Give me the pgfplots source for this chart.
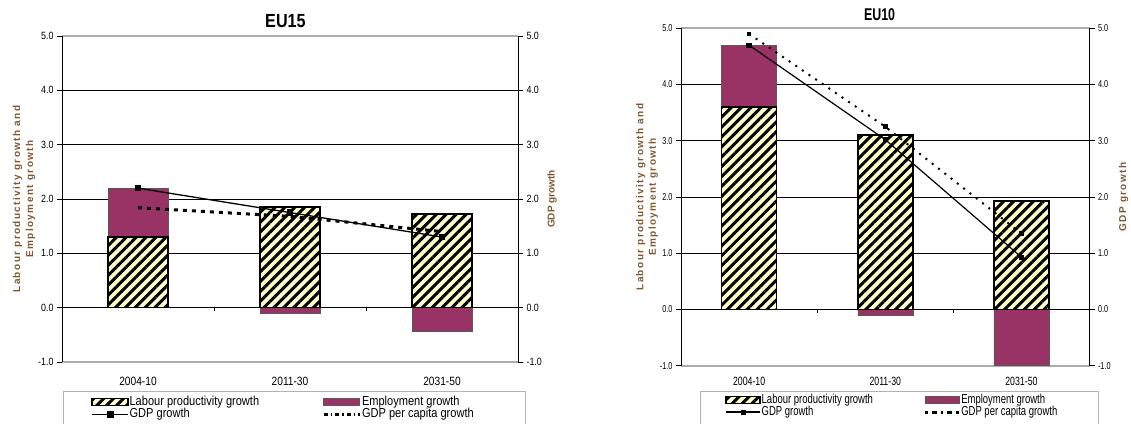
\documentclass[border=0pt]{standalone}
\usepackage{pgfplots}
\pgfplotsset{compat=1.18}
\usetikzlibrary{patterns.meta}
\usepackage{fontspec}
\setmainfont{Liberation Sans}[FakeStretch=0.85]
\newfontfamily\narrowB{Liberation Sans}[FakeStretch=0.73]
\newfontfamily\labfont{Liberation Sans}[LetterSpace=14]
\newfontfamily\labfontR{Liberation Sans}
\definecolor{plum}{RGB}{153,51,102}
\definecolor{hatchbg}{RGB}{255,255,204}
\definecolor{labbrown}{RGB}{128,88,48}
\tikzset{hatchbar/.style={fill=hatchbg, postaction={pattern={Lines[angle=45,distance=7pt,line width=3pt]}}}}
\pgfplotsset{
  commonaxis/.style={
    scale only axis,
    xmin=-0.5, xmax=2.5, ymin=-1, ymax=5,
    ytick={-1,0,1,2,3,4,5},
    tick align=outside, major tick length=5pt,
    y tick style={black, line width=0.8pt},
    /pgf/number format/assume math mode=true,
    yticklabel style={/pgf/number format/fixed, /pgf/number format/fixed zerofill, /pgf/number format/precision=1},
  },
}
\begin{document}
\begin{tikzpicture}[x=1pt,y=1pt]
% ---------------- EU15 ----------------
\begin{axis}[commonaxis,
  at={(62pt,61pt)}, anchor=south west, width=456pt, height=326pt,
  xtick={0,1,2}, xticklabels={2004-10,2011-30,2031-50},
  x tick style={draw=none},
  xticklabel style={font=\fontsize{12}{12}\selectfont, yshift=-7pt},
  yticklabel style={font=\fontsize{10.5}{10.5}\selectfont},
  ytick pos=left,
  separate axis lines,
  x axis line style={draw=gray!65, line width=1.6pt},
  y axis line style={draw=black, line width=1pt},
  ymajorgrids, major grid style={black, line width=0.8pt},
  title={EU15},
  title style={at={(axis description cs:0.49,1)}, anchor=base, yshift=3pt, font=\fontsize{19}{19}\selectfont\bfseries},
  ylabel={Labour productivity growth and\\Employment growth},
  ylabel style={align=center, at={(axis description cs:-0.0833,0.5)}, anchor=center, font=\labfont\fontsize{10}{13}\selectfont\bfseries, text=labbrown},
  legend columns=2, legend cell align=left,
  legend style={draw=none, fill=none, inner sep=0pt, row sep=0pt,
    at={(axis description cs:0.0636,-0.1029)}, anchor=north west,
    nodes={inner sep=0.9pt, text height=8.5pt, text depth=2pt, font=\fontsize{13}{13}\selectfont},
    /tikz/column 2/.style={column sep=62pt}},
]
\addplot[ybar, bar width=60pt, bar shift=0pt, fill=plum, draw=gray!70!black, line width=0.5pt, forget plot]
  coordinates {(0,2.2) (1,-0.1) (2,-0.43)};
\addplot[ybar, bar width=60pt, bar shift=0pt, hatchbar, draw=black, line width=1.6pt, forget plot]
  coordinates {(0,1.3) (1,1.85) (2,1.72)};
\addplot[black, line width=0.8pt, forget plot] coordinates {(0.5,0) (0.5,-0.07)};
\addplot[black, line width=0.8pt, forget plot] coordinates {(1.5,0) (1.5,-0.07)};
\addplot[black, line width=1.3pt, mark=square*, mark size=2.6pt, forget plot]
  coordinates {(0,2.2) (1,1.75) (2,1.3)};
\addplot[black, line width=3pt, dash pattern=on 4pt off 5pt, forget plot]
  coordinates {(0,1.84) (1,1.68) (2,1.4)};
\addlegendimage{legend image code/.code={\draw[hatchbar, draw=black, line width=1.5pt] (0pt,-3.5pt) rectangle (36pt,3.5pt);}}
\addlegendentry{Labour productivity growth}
\addlegendimage{legend image code/.code={\draw[fill=plum, draw=gray!70!black, line width=0.5pt] (0pt,-3.5pt) rectangle (36pt,3.5pt);}}
\addlegendentry{Employment growth}
\addlegendimage{legend image code/.code={\draw[black, line width=1.3pt] (0pt,0pt) -- (36pt,0pt); \fill[black] (15pt,-2.6pt) rectangle (21pt,2.6pt);}}
\addlegendentry{GDP growth}
\addlegendimage{legend image code/.code={\draw[black, line width=3pt, dash pattern=on 4pt off 3pt on 1.5pt off 3pt] (0pt,0pt) -- (36pt,0pt);}}
\addlegendentry{GDP per capita growth}
\end{axis}
\begin{axis}[commonaxis,
  at={(62pt,61pt)}, anchor=south west, width=456pt, height=326pt,
  axis x line=none, axis y line*=right,
  y axis line style={draw=black, line width=1pt},
  yticklabel style={font=\fontsize{10.5}{10.5}\selectfont},
  ylabel={GDP growth},
  ylabel style={at={(axis description cs:1.0746,0.5)}, anchor=center, font=\labfontR\fontsize{10}{12}\selectfont\bfseries, text=labbrown},
]
\end{axis}
\draw[gray!60, line width=0.8pt] (63pt,31.3pt) rectangle (525pt,-10pt);
% ---------------- EU10 ----------------
\begin{axis}[commonaxis,
  at={(681pt,57.3pt)}, anchor=south west, width=408.5pt, height=337.4pt,
  xtick={0,1,2}, xticklabels={2004-10,2011-30,2031-50},
  x tick style={draw=none},
  xticklabel style={font=\narrowB\fontsize{12}{12}\selectfont, yshift=-3pt},
  yticklabel style={font=\narrowB\fontsize{10}{10}\selectfont},
  ytick pos=left,
  separate axis lines,
  x axis line style={draw=gray!65, line width=1.6pt},
  y axis line style={draw=black, line width=1pt},
  ymajorgrids, major grid style={black, line width=0.8pt},
  title={EU10},
  title style={at={(axis description cs:0.486,1)}, anchor=base, yshift=1.8pt, font=\narrowB\fontsize{17}{17}\selectfont\bfseries},
  ylabel={Labour productivity growth and\\Employment growth},
  ylabel style={align=center, at={(axis description cs:-0.0832,0.5)}, anchor=center, font=\labfont\fontsize{10}{12.5}\selectfont\bfseries, text=labbrown},
  legend columns=2, legend cell align=left,
  legend style={draw=none, fill=none, inner sep=0pt, row sep=0pt,
    at={(axis description cs:0.1067,-0.0834)}, anchor=north west,
    nodes={inner sep=0.9pt, text height=8.5pt, text depth=2pt, font=\narrowB\fontsize{13}{13}\selectfont},
    /tikz/column 2/.style={column sep=50pt}},
]
\addplot[ybar, bar width=55pt, bar shift=0pt, fill=plum, draw=gray!70!black, line width=0.5pt, forget plot]
  coordinates {(0,4.7) (1,-0.11) (2,-1.0)};
\addplot[ybar, bar width=55pt, bar shift=0pt, hatchbar, draw=black, line width=1.6pt, forget plot]
  coordinates {(0,3.6) (1,3.1) (2,1.93)};
\addplot[black, line width=0.8pt, forget plot] coordinates {(0.5,0) (0.5,-0.07)};
\addplot[black, line width=0.8pt, forget plot] coordinates {(1.5,0) (1.5,-0.07)};
\addplot[black, line width=1.2pt, mark=square*, mark size=2pt, forget plot]
  coordinates {(0,4.7) (1,3.02) (2,0.93)};
\addplot[black, line width=2pt, dash pattern=on 2pt off 6pt, mark=square*, mark size=1.3pt, mark options={solid}, forget plot]
  coordinates {(0,4.9) (1,3.25) (2,1.35)};
\addlegendimage{legend image code/.code={\draw[hatchbar, draw=black, line width=1.5pt] (0pt,-3.5pt) rectangle (34pt,3.5pt);}}
\addlegendentry{Labour productivity growth}
\addlegendimage{legend image code/.code={\draw[fill=plum, draw=gray!70!black, line width=0.5pt] (0pt,-3.5pt) rectangle (34pt,3.5pt);}}
\addlegendentry{Employment growth}
\addlegendimage{legend image code/.code={\draw[black, line width=2pt] (0pt,0pt) -- (34pt,0pt); \fill[black] (15pt,-2pt) rectangle (19pt,2pt);}}
\addlegendentry{GDP growth}
\addlegendimage{legend image code/.code={\draw[black, line width=2.5pt, dash pattern=on 2.5pt off 4pt on 5pt off 4pt] (0pt,0pt) -- (34pt,0pt);}}
\addlegendentry{GDP per capita growth}
\end{axis}
\begin{axis}[commonaxis,
  at={(681pt,57.3pt)}, anchor=south west, width=408.5pt, height=337.4pt,
  axis x line=none, axis y line*=right,
  y axis line style={draw=black, line width=1pt},
  yticklabel style={font=\narrowB\fontsize{10}{10}\selectfont},
  ylabel={GDP growth},
  ylabel style={at={(axis description cs:1.0832,0.5)}, anchor=center, font=\labfont\fontsize{10}{12}\selectfont\bfseries, text=labbrown},
]
\end{axis}
\draw[gray!60, line width=0.8pt] (700.6pt,31.3pt) rectangle (1098pt,-10pt);
\pgfresetboundingbox
\path[use as bounding box] (0pt,0pt) rectangle (1131pt,423pt);
\end{tikzpicture}
\end{document}
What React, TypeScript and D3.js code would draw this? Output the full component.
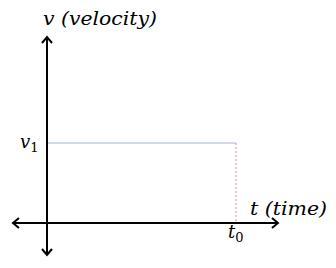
import React from "react";
import * as d3 from "d3";

const timeMarks = [0, 1];
const timeLabels = ["", "t0"];
const velocityValues = [1, 1];
const velocityLabel = "v1";
const xAxisExtent = [-0.18, 1.222];
const yAxisExtent = [-0.4, 2.325];

const W = 336;
const H = 268;

export default function App() {
  const x = d3.scaleLinear().domain([0, 1]).range([47, 236]);
  const y = d3.scaleLinear().domain([0, 1]).range([223, 143]);

  const x0 = x(xAxisExtent[0]);
  const x1 = x(xAxisExtent[1]);
  const yTop = y(yAxisExtent[1]);
  const yBot = y(yAxisExtent[0]);
  const ax = x(0);
  const ay = y(0);

  const line = d3
    .line<[number, number]>()
    .x((d) => x(d[0]))
    .y((d) => y(d[1]));
  const flat: [number, number][] = timeMarks.map((t, i) => [t, velocityValues[i]]);
  const tEnd = timeMarks[timeMarks.length - 1];
  const vEnd = velocityValues[velocityValues.length - 1];

  const a = 5;
  const l = 6;
  const font = "'DejaVu Serif', serif";

  return (
    <svg
      width={W}
      height={H}
      style={{ position: "absolute", left: 0, top: 0, background: "#fff" }}
    >
      <path d={line(flat) || ""} fill="none" stroke="#a3b6ca" strokeWidth={1} />
      <line
        x1={x(tEnd)}
        x2={x(tEnd)}
        y1={y(vEnd)}
        y2={y(0)}
        stroke="#e4808a"
        strokeWidth={1}
        strokeDasharray="2,2"
      />
      <line x1={x0} x2={x1} y1={ay} y2={ay} stroke="#000" strokeWidth={2} />
      <line x1={ax} x2={ax} y1={yTop} y2={yBot} stroke="#000" strokeWidth={2} />
      <g fill="none" stroke="#000" strokeWidth={2} strokeLinejoin="miter">
        <path d={`M${x1 - l},${ay - a}L${x1},${ay}L${x1 - l},${ay + a}`} />
        <path d={`M${x0 + l},${ay - a}L${x0},${ay}L${x0 + l},${ay + a}`} />
        <path d={`M${ax - a},${yTop + l}L${ax},${yTop}L${ax + a},${yTop + l}`} />
        <path d={`M${ax - a},${yBot - l}L${ax},${yBot}L${ax + a},${yBot - l}`} />
      </g>
      <text x={43} y={25} fontFamily={font} fontStyle="italic" fontSize={18} fill="#000" textLength={114} lengthAdjust="spacingAndGlyphs">
        v (velocity)
      </text>
      <text x={250} y={215} fontFamily={font} fontStyle="italic" fontSize={18} fill="#000" textLength={77} lengthAdjust="spacingAndGlyphs">
        t (time)
      </text>
      <text x={20} y={148} fontFamily={font} fontSize={18} fill="#000">
        <tspan fontStyle="italic">{velocityLabel[0]}</tspan>
        <tspan fontSize={13} dy={4}>{velocityLabel.slice(1)}</tspan>
      </text>
      <text x={x(tEnd) - 8} y={238} fontFamily={font} fontSize={18} fill="#000">
        <tspan fontStyle="italic">{timeLabels[1][0]}</tspan>
        <tspan fontSize={13} dy={4}>{timeLabels[1].slice(1)}</tspan>
      </text>
    </svg>
  );
}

------

Task to carry out – Leave the pictures out, and transcribe exactly the lines above starting at the one that contains "What React, TypeScript" and ending at the one that contains "const y = d3.scaleLinear().domain([0, 1]).range([223, 143]);".

Exercise answer –
What React, TypeScript and D3.js code would draw this? Output the full component.
import React from "react";
import * as d3 from "d3";

const timeMarks = [0, 1];
const timeLabels = ["", "t0"];
const velocityValues = [1, 1];
const velocityLabel = "v1";
const xAxisExtent = [-0.18, 1.222];
const yAxisExtent = [-0.4, 2.325];

const W = 336;
const H = 268;

export default function App() {
  const x = d3.scaleLinear().domain([0, 1]).range([47, 236]);
  const y = d3.scaleLinear().domain([0, 1]).range([223, 143]);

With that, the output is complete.